Every buck is an opportunity to be a better hunter.
I live in Georgia’s Oglethorpe County, but I got permission to hunt a small, approximately 10-acre tract surrounded by a subdivision in Athens-Clarke County.
I scouted the area and found several promising spots. I got my first trail camera picture of a dandy buck I named Subdivision in late August. I tracked his movements and knew where he liked to roam, so I placed a stand in a tall oak.
Opening day came on Sept. 9, and I was ready, but the buck and I played a game of cat-and-mouse for a month. He would step out at lunchtime or wait until I left to make an appearance.

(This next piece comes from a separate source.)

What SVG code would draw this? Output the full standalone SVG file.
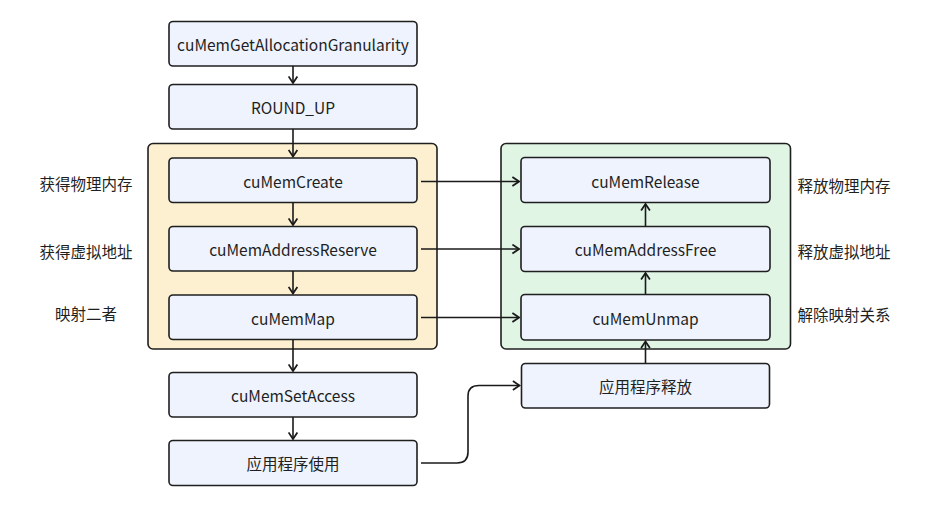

One day in October, I got off work early and went home to get ready. I was dialed in, and I knew the buck’s days were numbered. I was settled in the stand by 5 p.m., and all I needed was for Subdivision to show up.
I sat with my bow ready and waiting, full of confidence. Then, as light started to fade, doubt crept in and I started to think about packing it in. Then I heard something in the creek.
My heart was racing as I looked for the source of the noise. Finally, as I looked farther up the creek, there he was as plain as day, walking toward a scrape.
I raised my bow, and the buck reacted instinctively to the movement. I knew I probably wouldn’t get another chance, so I drew back.
Subdivision walked in a circle, going behind two trees at about 35 yards. I steadied my pin between the trees and waited. It wasn’t long before his shoulder appeared and I released the arrow.
I heard a smack, and he took off only to crash 10 seconds later. I waited and listened for a long while as I tried to calm down.
I found the deer, a 9-pointer, just 40 yards from the spot between the trees, and I couldn’t have been more stoked. It is my largest buck to date and is currently at the taxidermist, where he will become my first shoulder mount.
I know he’s not a record buck, but the chase he gave me helped me learn and become a better hunter.